What Kind of Financial Statements Do Corporations Have to File?
Company owners seeking the greatest level of protection may choose to incorporate their businesses. The courts have clearly determined that corporations are separate legal entities, and their owners are protected from claims filed against the corporation’s activities. An owner (shareholder) in a corporation can’t get sued or face collections because of actions the corporation takes.
The veil of protection makes a powerful case in favor of incorporating. However, the obligations that come with incorporating are tremendous, and a corporation needs significant resources to pay for the required legal and accounting services. Many businesses don’t incorporate and choose instead to stay unincorporated or to organize as an LLC to avoid these additional costs.

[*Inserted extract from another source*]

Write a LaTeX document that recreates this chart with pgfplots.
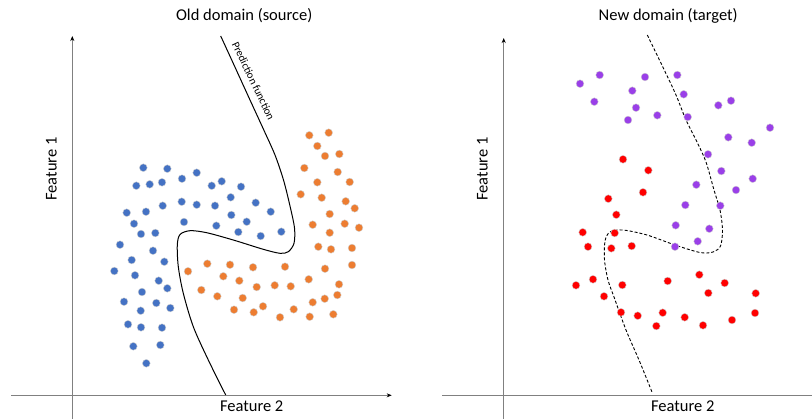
\documentclass[border=0pt]{standalone}
\usepackage{fontspec}
\setmainfont{Carlito}
\usepackage{pgfplots}
\pgfplotsset{compat=1.18}
\usetikzlibrary{arrows.meta}
\definecolor{cblue}{HTML}{4472C4}
\definecolor{corange}{HTML}{ED7D31}
\definecolor{cpurple}{HTML}{9A3FE8}
\definecolor{cred}{HTML}{FF0000}
\definecolor{axgray}{HTML}{808080}
\begin{document}
\begin{tikzpicture}
\begin{axis}[
  x=1bp, y=1bp, y dir=reverse,
  xmin=0, xmax=812, ymin=0, ymax=419,
  scale only axis, hide axis, clip=false,
  every axis plot/.append style={line join=round},
  dot/.style={only marks, mark=*, mark size=3.9bp,
    mark options={draw=gray!35, line width=0.4bp, fill=#1}},
  ax/.style={axgray, line width=0.8bp},
]
% axes of the two panels
\addplot[ax, -{Stealth[black,length=5bp,width=4bp]}] coordinates {(72.3,419) (72.3,36)};
\addplot[ax, -{Stealth[black,length=5bp,width=4bp]}] coordinates {(11,395.3) (391.7,395.3)};
\addplot[ax, -{Stealth[black,length=5bp,width=4bp]}] coordinates {(503.7,419) (503.7,38)};
\addplot[ax] coordinates {(442,395.3) (812,395.3)};

% old domain: prediction function
\addplot[black, line width=1bp, smooth, tension=0.5] coordinates {
(220.7,36) (234.8,66.7) (248.5,96.7) (263.8,130) (275,155) (283.5,180) (290,206)
(294.5,228) (294,243.3) (288.3,251.7) (280,253.3) (263.3,249.3)
(233.3,240) (206.7,232.7) (190,230.7) (180,234.5) (177.3,245)
(178.3,266.7) (183.3,293.3) (193.3,326.7) (208.3,360) (225.7,395)};

% new domain: dashed boundary
\addplot[black, line width=0.9bp, dash pattern=on 3bp off 2bp, smooth, tension=0.5] coordinates {
(647.3,35) (662.7,66.7) (676,95) (686,120) (697,142) (706,162) (714,190)
(720,210) (722.5,230) (720.5,246) (713,252) (700,252.5) (675,245)
(647,235) (623,230) (610,232) (605,241) (604.5,260) (608,280)
(614,297) (626,330) (639,360) (652,392)};

% blue class (source)
\addplot[dot=cblue] coordinates {
(143.3,167.7) (167.3,168.7) (136.3,185.7) (149.7,184.3) (162,182.3) (182,178.7)
(196.7,172.7) (211.7,185.7) (221.7,181.3) (241,186.7) (230.7,197.3) (255.7,202.7)
(270.7,211.7) (181.7,201.7) (196.7,204.7) (215,205.7) (162.7,205.7) (146,211.7)
(126.7,212.7) (231.3,215) (134,223.7) (184,222) (216.3,225.7) (246.7,221.7)
(141,234) (155.3,233) (238.3,232) (260.7,236) (281.3,231.7) (120,244.7)
(153,250.7) (131.7,260) (164.3,261.7) (114.3,271) (135,275.3) (158.7,280.7)
(167.3,288.3) (142,292) (124,301.7) (156.3,303) (170.3,308) (140.7,310.7)
(128,324.3) (141,327.3) (162,327.7) (133.3,346.3) (160.3,345) (146.3,363.3)};

% orange class (source)
\addplot[dot=corange] coordinates {
(309.3,135.3) (328.7,132.7) (317.3,146) (325,156) (339.3,154) (304.3,168)
(337.7,172) (317.3,182.3) (349.7,182) (300.7,194.3) (321.7,197.7) (345.7,201.3)
(354.7,208.3) (329.7,214) (312.7,224.7) (344.7,223.7) (359,227.7) (329.7,232.7)
(318.3,246.7) (331,249.3) (352,248) (188,271.3) (207.3,263.7) (230,264.7)
(253,267.3) (285,266.7) (325,268.7) (352,265) (223.3,276.3) (239.3,280.7)
(256.7,287) (274.7,285.3) (290.7,286.3) (308.7,279.3) (339,284.3) (201.3,290)
(217.3,296.3) (242.7,298) (263,306.3) (234,309.7) (253.7,312.3) (280,317.3)
(293.7,309.3) (309.7,316.7) (312.7,302.3) (324.7,298.7) (337.3,295) (333.3,314.3)};

% purple class (target)
\addplot[dot=cpurple] coordinates {
(580,83.7) (599.7,75) (645,77) (677.3,75) (632.3,90.7) (683.7,94.3)
(594.3,101.7) (636,107.7) (657.3,115.3) (628,120) (687.7,117) (718.3,105.3)
(731,100.7) (770,127.7) (728.3,137.3) (751.7,142.7) (708,154.3) (721.3,171)
(752.7,178.7) (696.3,184.7) (736,190) (685.3,205) (720.3,205.7)
(675.7,225.3) (709.3,228.7) (697.7,241.3) (675,246.7)};

% red class (target)
\addplot[dot=cred] coordinates {
(623,159.3) (648.3,170.3) (643,192.3) (608.3,198.7) (616.3,214.7) (582.7,232.3)
(614.7,233) (588,246.7) (611.3,248.3) (631.7,246) (576,285.3) (593,279.3)
(622.3,285) (604,296.3) (667.7,281) (699.3,274.7) (724.7,283) (708.3,293)
(755.7,293.3) (621,312.3) (637.7,315.7) (662.7,312.7) (656.3,326) (684.7,317.3)
(703,325.3) (732,320) (755,313)};

% texts
\node[anchor=base, font=\fontsize{16.5bp}{19bp}\selectfont] at (axis cs:244.2,20.7) {Old domain (source)};
\node[anchor=base, font=\fontsize{16.5bp}{19bp}\selectfont] at (axis cs:668.2,20.7) {New domain (target)};
\node[anchor=base, rotate=90, font=\fontsize{16.5bp}{19bp}\selectfont] at (axis cs:56.7,169) {Feature 1};
\node[anchor=base, rotate=90, font=\fontsize{16.5bp}{19bp}\selectfont] at (axis cs:487.7,169) {Feature 1};
\node[anchor=base, font=\fontsize{16.5bp}{19bp}\selectfont] at (axis cs:251.7,411.7) {Feature 2};
\node[anchor=base, font=\fontsize{16.5bp}{19bp}\selectfont] at (axis cs:682.7,411) {Feature 2};
\node[rotate=-64.5, font=\fontsize{11bp}{13bp}\selectfont] at (axis cs:253.5,81) {Prediction function};
\end{axis}
\pgfresetboundingbox
\useasboundingbox (current axis.south west) rectangle (current axis.north east);
\end{tikzpicture}
\end{document}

Before incorporating, a business must first form a board of directors, even if that means including spouses and children on the board. (Imagine what those family board meetings are like!)
Boards can be made up of both corporation owners and nonowners. Any board member who isn’t an owner can be paid for his service on the board.
Before incorporating, a company must also divvy up ownership in the form of stock. Most small businesses don’t trade their stock on an open exchange. Instead, they sell it privately among friends and investors.
Corporations are separate tax entities, so they must file tax returns and pay taxes or find ways to avoid them by using deductions. Two types of corporate structures exist:
S corporations: These corporations have fewer than 100 shareholders and function like partnerships but give owners additional legal protection.
C corporations: These corporations are separate legal entities formed for the purpose of operating a business. They’re actually treated in the courts as individual entities, like people. Incorporation allows owners to limit their liability from the corporation’s actions. Owners must split their ownership by using shares of stock, a requirement specified as part of corporate law. As an investor, you’re most likely a shareholder in a C corporation.
Paying taxes the corporate way
If a company organizes as an S corporation, it can avoid corporate taxation but still keep its legal protection. S corporations are essentially treated as partnerships for tax purposes, with profits and losses passed through to the shareholders, who then report the income or loss on their personal tax returns.
The biggest disadvantage of the S corporation is the way profits and losses are distributed. Although a partnership has a lot of flexibility in divvying up profits and losses among the partners, S corporations must divide them based on the amount of stock each shareholder owns.
This structure can be a big problem if one of the owners has primarily given cash and bought stock while another owner is primarily responsible for day-to-day business operations. Because the owner responsible for operations didn’t purchase stock, he isn’t eligible for the profits unless he receives stock ownership as part of his contract with the company.
Only relatively small businesses can avoid taxation as a corporation. After a corporation has more than 100 shareholders, it loses its status as an S corporation. Also, only U.S. residents can hold S corporation stock. Nonresident aliens and nonhuman entities (such as other corporations or partnerships) don’t qualify as owners. However, some tax-exempt organizations — including pension plans, profit-sharing plans, and stock bonus plans — can be shareholders in an S corporation.
One big disadvantage of the C corporation is that its profits are taxed twice — once through the corporate entity and once as dividends paid to its owners. C corporation owners can get profits only through dividends, but they can pay themselves a salary.
Unlike S corporations, partnerships, and sole proprietorships, which pass any profits and losses to their owners, who then report them on their personal income tax forms, C corporations must file their own tax forms and pay taxes on any profits.
A company must meet several requirements to keep its corporate veil of protection in place. For example, corporations must hold board meetings, and the minutes from those meetings detail the actions the company must take to prove it’s operating as a corporation. The actions that must be shown in the minutes include:
Establishment of banking associations and any changes to those arrangements
Loans from either shareholders or third parties
The sale or redemption of stock shares
The payment of dividends
Authorization of salaries or bonuses for officers and key executives (Yep, those multimillion-dollar bonuses you’ve been hearing about as major corporate scandals must be voted on in board meetings. The actual list of salaries doesn’t have to be in the minutes but can be included as an attachment.)
Any purchases, sales, or leases of corporate assets
The purchase of another company
Any merger with another company
Changes to the Articles of Incorporation or bylaws
Election of corporate officers and directors
These corporate minutes are official records of the company, and the IRS, state taxing authorities, and courts can review them. If a company and its owners are sued and the company wants to invoke the veil of corporate protection, it must have these board minutes in place to prove that it operated as a corporation.
If a C corporation’s ownership is kept among family and friends, it can be flexible about its reporting requirements. However, many C corporations have outside investors and creditors who require formal financial reporting that meets GAAP standards. Also, most C corporations must have their financial reports audited.